COURT PROMULGATES FORMULA FOR BOX LEASING LIENS

The ability of admiralty courts to adjust to technological changes in shipping is illustrated in the recent Itel Containers case (1991 WL 262104). In Itel, New York’s Southern District Court created a novel approach for allocating damages in container leasing lien cases.

This new method may now enable the international marine container leasing industry to effectively assert maritime liens against shipping companies that owe charges on container leasing contracts. Until now, this has been extremely difficult to accomplish.

To appreciate the significance of the Itel case (now on appeal), it is necessary to understand the subject of maritime liens. A maritime lien is a security device that creates a property right in a vessel in favor of the creditor for a maritime debt or claim.

The creditor has a right in admiralty law to have a vessel arrested and sold to satisfy the debt or claim. The lien is non-consensual and need not be recorded. It follows the vessel throughout the world and may be enforced against a good faith purchaser of the ship.

A maritime lien allows ships to keep moving in commerce, while preventing them from sailing away from their monetary obligations.

The Federal Maritime Lien Act was enacted by Congress to encourage private investment in the maritime industry. It provides that “any person furnishing repairs, supplies . . . or other “necessaries’ to any vessel …shall have a maritime lien on the vessel.” Under the Act, the word “necessaries” means supplies and services furnished to the vessel that are reasonably needed for the shipping venture.

The background of the Itel case is found in two previous opinions (668 F. Supp. 225 and 725 F.Supp 1303). The plaintiffs were suppliers of maritime containers and chassis to shipping company fleets. They entered into container leasing agreements with a shipping company that subsequently closed its operations.

Plaintiffs commenced admiralty actions for monies owned on container lease agreements. They asserted and enforced maritime liens by arresting a certain number of vessels in the company’s containership fleet.
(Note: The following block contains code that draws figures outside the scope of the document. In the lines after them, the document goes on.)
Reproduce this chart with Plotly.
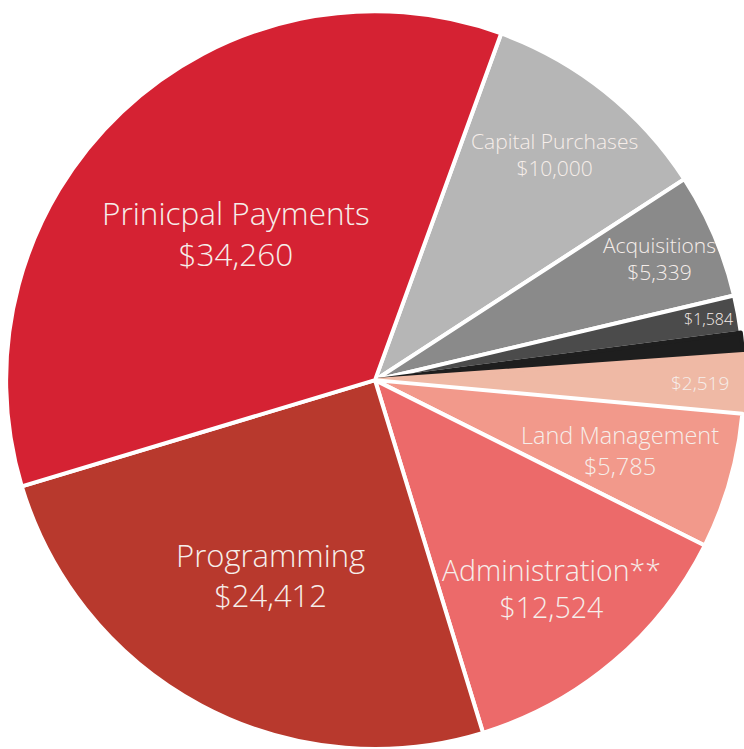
import math
import plotly.graph_objects as go

# slices in clockwise order, starting at the top-right
labels = ["Capital Purchases", "Acquisitions", "Other A", "Other B", "Other C",
          "Land Management", "Administration**", "Programming", "Prinicpal Payments"]
values = [10000, 5339, 1584, 900, 2519, 5785, 12524, 24412, 34260]
show_name = [True, True, False, False, False, True, True, True, True]
show_value = [True, True, True, False, True, True, True, True, True]

colors = ["#b6b6b6", "#8a8a8a", "#4b4b4b", "#1e1e1e", "#efb9a5",
          "#f2998b", "#ec6a6a", "#b8392d", "#d52233"]
edge_colors = ["white", "white", "white", "#1e1e1e", "#efb9a5",
               "white", "white", "white", "white"]
font_sizes = [21, 21, 16, 10, 19, 23.5, 28.5, 31, 31.5]
label_r = [0.78, 0.84, 0.92, 0.9, 0.88, 0.69, 0.74, 0.60, 0.55]

W, H = 744, 749
ROT = 20
dom_x = [6 / W, 1]
dom_y = [0, 0.985]

fig = go.Figure(go.Pie(
    labels=labels,
    values=values,
    textinfo="none",
    marker=dict(colors=colors, line=dict(color=edge_colors, width=4)),
    sort=False,
    direction="clockwise",
    rotation=ROT,
    hoverinfo="label+value",
    domain=dict(x=dom_x, y=dom_y),
))

# pie geometry in pixels (plotly uses the smaller domain side)
dw = (dom_x[1] - dom_x[0]) * W
dh = (dom_y[1] - dom_y[0]) * H
R = min(dw, dh) / 2
cx = (dom_x[0] + dom_x[1]) / 2
cy = (dom_y[0] + dom_y[1]) / 2

total = sum(values)
cum = 0
for name, val, sn, sv, fs, lr in zip(labels, values, show_name, show_value, font_sizes, label_r):
    mid = math.radians(ROT + 360 * (cum + val / 2) / total)
    cum += val
    if not sv:
        continue
    txt = f"{name}<br>${val:,}" if sn else f"${val:,}"
    fig.add_annotation(
        x=cx + lr * R * math.sin(mid) / W,
        y=cy + lr * R * math.cos(mid) / H,
        xref="paper", yref="paper",
        xanchor="center", yanchor="middle",
        text=txt, showarrow=False,
        font=dict(family="Open Sans", size=fs, color="#f6eeea", weight=300),
    )

fig.update_layout(
    width=W,
    height=H,
    margin=dict(l=0, r=0, t=0, b=0),
    showlegend=False,
    paper_bgcolor="white",
)

fig.write_html("out.html", config={"displayModeBar": False},
               post_script="document.body.style.margin='0';")
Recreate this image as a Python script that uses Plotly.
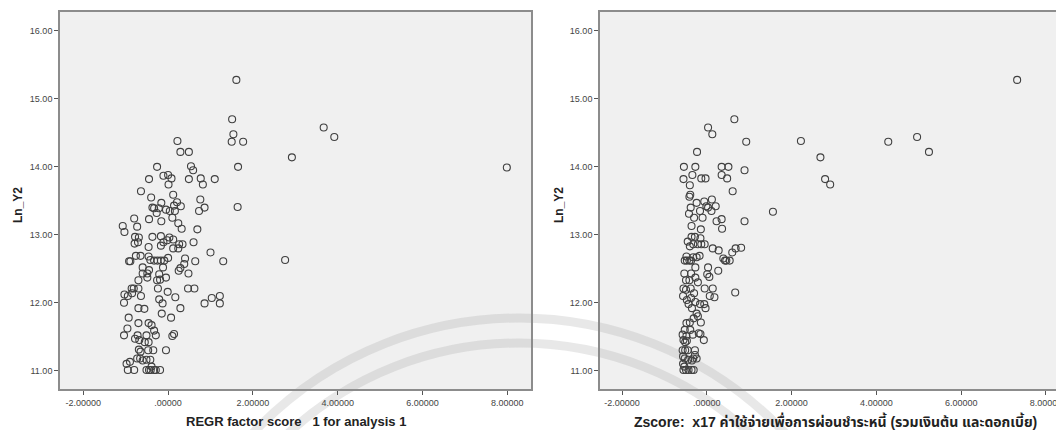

The defendant shipping company argued against the liens because the claims included monies owned for periods that the containers were not used as “necessaries” aboard the ships. The court rejected the argument and held that the containers were necessary for the operation of a modern containership, even for periods when the equipment was idle ashore.

It found that the shipping line needed as many as three times the number of containers that it ships could carry in order to operate at maximum efficiency.

The container lessors argued that in order to make their liens worth anything, there must be a means to quantify the liability of each arrested vessel. The court solved the problem by applying a percentage of the shipowner’s obligations to the container lessors based upon the ratio between the container capacity of the vessel under arrest and the container capacity of the shipping company’s entire fleet.

The court apportioned the plaintiffs’ liens according to the ships’ 20-foot equivalent units (TEU), which are internationally recognized measures of container capacity. The total TEU of the entire fleet was divided into the TEU of each arrested vessel in order to determine the percentage of the fleet’s liability attributed to each arrested vessel.

It remains to be seen if other federal courts will follow this simple approach that is based upon the container lessor’s records. This method eliminates the need to rely upon shipping company’s records that are often not available when the company goes out of business. This novel apportionment method may become the future security blanket for the container leasing industry.